When ground truth becomes available:
- **Classification quality**: Precision/Recall/F1 (gender), per-class recall and macro metrics (age buckets), confusion matrix.
- **Calibration**: Reliability curves, Expected Calibration Error, Brier score; temperature/Platt or isotonic calibration if needed.
- **Temporal robustness**: Time-based cross-validation to detect drift.
- **Ablations**: Contribution of each signal family (category, spend, temporal).
- **Business lift**: Uplift in campaign metrics vs. random/heuristic baselines.
- **Fairness**: Bias/parity checks where labels permit, with documented mitigations.
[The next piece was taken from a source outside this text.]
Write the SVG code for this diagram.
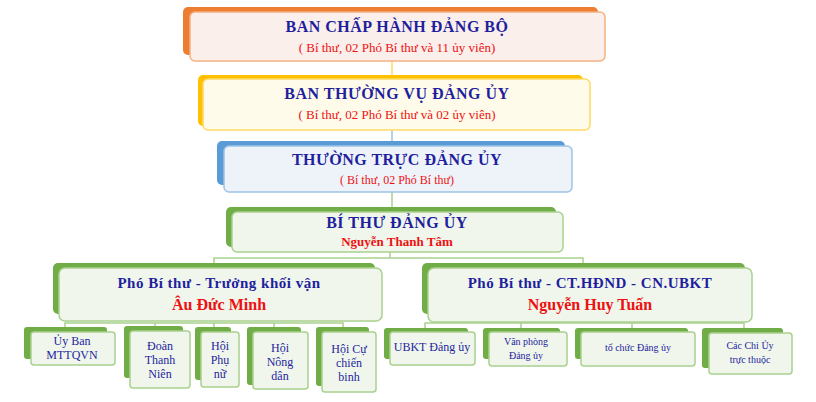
<svg xmlns="http://www.w3.org/2000/svg" width="816" height="402" viewBox="0 0 816 402">
<style>
text{font-family:"Liberation Serif","Times New Roman",serif;text-anchor:middle}
.t{font-weight:bold;fill:#1f1f9e;letter-spacing:0.5px}
.r{font-weight:bold;fill:#ee1111}
.s{fill:#ee1111;font-size:13px}
.c{fill:#1f1f9e;font-size:12px}
.g{fill:#70ad47}
.gf{fill:#f0f6ec;stroke:#a9d18e;stroke-width:1.5}
.ln{stroke:#a9d18e;stroke-width:1.5;fill:none}
</style>
<rect width="816" height="402" fill="#fff"/>
<g id="connectors">
<line x1="392" y1="61" x2="392" y2="79" stroke="#ffd966" stroke-width="1.5"/>
<line x1="392" y1="130" x2="392" y2="146" stroke="#9dc3e6" stroke-width="1.5"/>
<line x1="392" y1="192" x2="392" y2="212" stroke="#a9d18e" stroke-width="1.5"/>
<path class="ln" d="M390 252V258M214 265V258H583V264"/>
<path class="ln" d="M65 332V323H343V332M155 323V331M214 323V332M274 323V332"/>
<path class="ln" d="M425 332V323H744V333M521 323V332M632 323V332"/>
</g>
<g id="n1"><rect x="183" y="7" width="415" height="48" rx="5" fill="#ed7d31"/><rect x="190" y="12" width="415" height="49" rx="5" fill="#fbefec" stroke="#f4b183" stroke-width="1.5"/>
<text class="t" x="397" y="32" font-size="16">BAN CHẤP HÀNH ĐẢNG BỘ</text><text class="s" x="397" y="52">( Bí thư, 02 Phó Bí thư và 11 ủy viên)</text></g>
<g id="n2"><rect x="198" y="75" width="385" height="51" rx="5" fill="#ffc000"/><rect x="203" y="79" width="387" height="51" rx="5" fill="#fffbea" stroke="#ffd966" stroke-width="1.5"/>
<text class="t" x="397" y="99" font-size="16">BAN THƯỜNG VỤ ĐẢNG ỦY</text><text class="s" x="397" y="119">( Bí thư, 02 Phó Bí thư và 02 ủy viên)</text></g>
<g id="n3"><rect x="217" y="141" width="348" height="44" rx="5" fill="#5b9bd5"/><rect x="224" y="146" width="348" height="46" rx="5" fill="#eef3fa" stroke="#9dc3e6" stroke-width="1.5"/>
<text class="t" x="397" y="165" font-size="16">THƯỜNG TRỰC ĐẢNG ỦY</text><text class="s" x="397" y="184" style="font-size:12px">( Bí thư, 02 Phó Bí thư)</text></g>
<g id="n4"><rect class="g" x="226" y="207" width="330" height="40" rx="5"/><rect class="gf" x="232" y="212" width="331" height="40" rx="5"/>
<text class="t" x="397" y="228" font-size="16">BÍ THƯ ĐẢNG ỦY</text><text class="r" x="397" y="246" font-size="13">Nguyễn Thanh Tâm</text></g>
<g id="n5"><rect class="g" x="53" y="263" width="322" height="51" rx="5"/><rect class="gf" x="59" y="268" width="323" height="53" rx="6"/>
<text class="t" x="219" y="288" font-size="15">Phó Bí thư - Trưởng khối vận</text><text class="r" x="219" y="310" font-size="16">Âu Đức Minh</text></g>
<g id="n6"><rect class="g" x="422" y="263" width="323" height="51" rx="5"/><rect class="gf" x="428" y="268" width="324" height="54" rx="6"/>
<text class="t" x="590" y="288" font-size="15">Phó Bí thư - CT.HĐND - CN.UBKT</text><text class="r" x="590" y="310" font-size="16">Nguyễn Huy Tuấn</text></g>
<g id="c1"><rect class="g" x="24" y="327" width="83" height="32" rx="3"/><rect class="gf" x="31" y="332" width="84" height="33" rx="3"/><text class="c" x="72" y="345">Ủy Ban</text><text class="c" x="72" y="359">MTTQVN</text></g>
<g id="c2"><rect class="g" x="124" y="326" width="59" height="52" rx="3"/><rect class="gf" x="130" y="331" width="60" height="57" rx="3"/><text class="c" x="160" y="350">Đoàn</text><text class="c" x="160" y="364">Thanh</text><text class="c" x="160" y="378">Niên</text></g>
<g id="c3"><rect class="g" x="195" y="327" width="36" height="53" rx="3"/><rect class="gf" x="201" y="332" width="38" height="55" rx="3"/><text class="c" x="220" y="350">Hội</text><text class="c" x="220" y="364">Phụ</text><text class="c" x="220" y="378">nữ</text></g>
<g id="c4"><rect class="g" x="247" y="327" width="54" height="58" rx="3"/><rect class="gf" x="253" y="332" width="55" height="57" rx="3"/><text class="c" x="280" y="352">Hội</text><text class="c" x="280" y="366">Nông</text><text class="c" x="280" y="380">dân</text></g>
<g id="c5"><rect class="g" x="316" y="327" width="53" height="59" rx="3"/><rect class="gf" x="322" y="332" width="54" height="60" rx="3"/><text class="c" x="349" y="353">Hội Cự</text><text class="c" x="349" y="367">chiến</text><text class="c" x="349" y="381">binh</text></g>
<g id="r1"><rect class="g" x="384" y="328" width="84" height="31" rx="3"/><rect class="gf" x="390" y="332" width="85" height="33" rx="3"/><text class="c" x="432" y="351" font-size="10">UBKT  Đảng ủy</text></g>
<g id="r2"><rect class="g" x="483" y="328" width="77" height="31" rx="3"/><rect class="gf" x="489" y="332" width="78" height="34" rx="3"/><text class="c" x="526" y="345" style="font-size:10px">Văn phòng</text><text class="c" x="526" y="359" style="font-size:10px">Đảng ủy</text></g>
<g id="r3"><rect class="g" x="575" y="328" width="113" height="31" rx="3"/><rect class="gf" x="581" y="332" width="114" height="34" rx="3"/><text class="c" x="638" y="351" style="font-size:10px">tổ chức Đảng ủy</text></g>
<g id="r4"><rect class="g" x="702" y="328" width="81" height="40" rx="3"/><rect class="gf" x="709" y="333" width="83" height="41" rx="3"/><text class="c" x="750" y="349" style="font-size:10px">Các Chi Ủy</text><text class="c" x="750" y="363" style="font-size:10px">trực thuộc</text></g>
</svg>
Step 5: Business Impact and Responsible AI

- **Personalization**: Improve targeting (e.g., beauty → female `25–40`, electronics → male `<40`) while measuring incremental lift.
- **Segmentation and Growth**: Identify under-served cohorts for acquisition/retention strategies.
- **Operationalization**: Serve scores to downstream systems with versioned priors and monitoring for drift.
- **Governance**: Document assumptions, maintain auditable mappings, and implement change controls for priors.
- **Privacy & Ethics**: Use only consented data, avoid sensitive inferences where prohibited, and monitor for stereotype reinforcement.

In [None]:
import pandas as pd

# Load transactional dataset
df = pd.read_csv("transactions.csv") //Assuming the file is named transactions.csv
print("Total transactions:", len(df))
df.head()


In [None]:
# Age weights per category
category_age = {
    "kids": {"<25":0.1, "25-40":0.6, "40+":0.3},
    "electronics": {"<25":0.4, "25-40":0.45, "40+":0.15},
    "beauty": {"<25":0.35, "25-40":0.45, "40+":0.2},
    "apparel": {"<25":0.3, "25-40":0.45, "40+":0.25},
    "health": {"<25":0.2, "25-40":0.35, "40+":0.45}
}

# Gender weights per category
category_gender = {
    "electronics": {"male":0.6, "female":0.4},
    "beauty": {"male":0.2, "female":0.8},
    "apparel": {"male":0.3, "female":0.7},
    "kids": {"male":0.4, "female":0.6},
    "health": {"male":0.45, "female":0.55}
}


In [None]:
def infer_demo(category):
    c = str(category).lower()
    for key in category_age.keys():
        if key in c:
            return category_age[key], category_gender[key]
    # default neutral distribution if not mapped
    return {"<25":0.33,"25-40":0.34,"40+":0.33}, {"male":0.5,"female":0.5}

# Quick check
for cat in df['category'].head(5):
    a, g = infer_demo(cat)
    print(cat, "=>", a, g)


In [None]:
user_preds = {}

for uid, g in df.groupby("user_id"):
    age_score = {"<25":0,"25-40":0,"40+":0}
    gen_score = {"male":0,"female":0}

    for cat in g['category']:
        a, gen = infer_demo(cat)
        for k,v in a.items(): age_score[k]+=v
        for k,v in gen.items(): gen_score[k]+=v

    # Normalize
    total_age = sum(age_score.values())
    total_gen = sum(gen_score.values())
    age_score = {k: round(v/total_age,2) for k,v in age_score.items()}
    gen_score = {k: round(v/total_gen,2) for k,v in gen_score.items()}

    user_preds[uid] = {
        "age_pred": max(age_score,key=age_score.get),
        "gender_pred": max(gen_score,key=gen_score.get),
        "age_prob": age_score,
        "gender_prob": gen_score
    }

preds_df = pd.DataFrame(user_preds).T
preds_df.head()


## Validation Checklist
- Compare predictions with ground truth when available (holdout set).
- Report Precision/Recall/F1 (gender) and macro-averaged metrics (age).
- Plot reliability curves; compute ECE/Brier; calibrate if miscalibrated.
- Perform time-split validation to assess stability and drift.
- Quantify business lift vs. baseline targeting.


## Strategic Insights
- **Personalization**: Deploy audience cohorts with confidence thresholds to balance scale vs. precision.
- **Growth**: Surface white-space opportunities by comparing inferred mix vs. market benchmarks.
- **Experimentation**: A/B test targeting policies; feed outcomes back to update priors/calibration.
- **Risk Management**: Monitor drift, confidence degradation, and fairness indicators; implement alerts.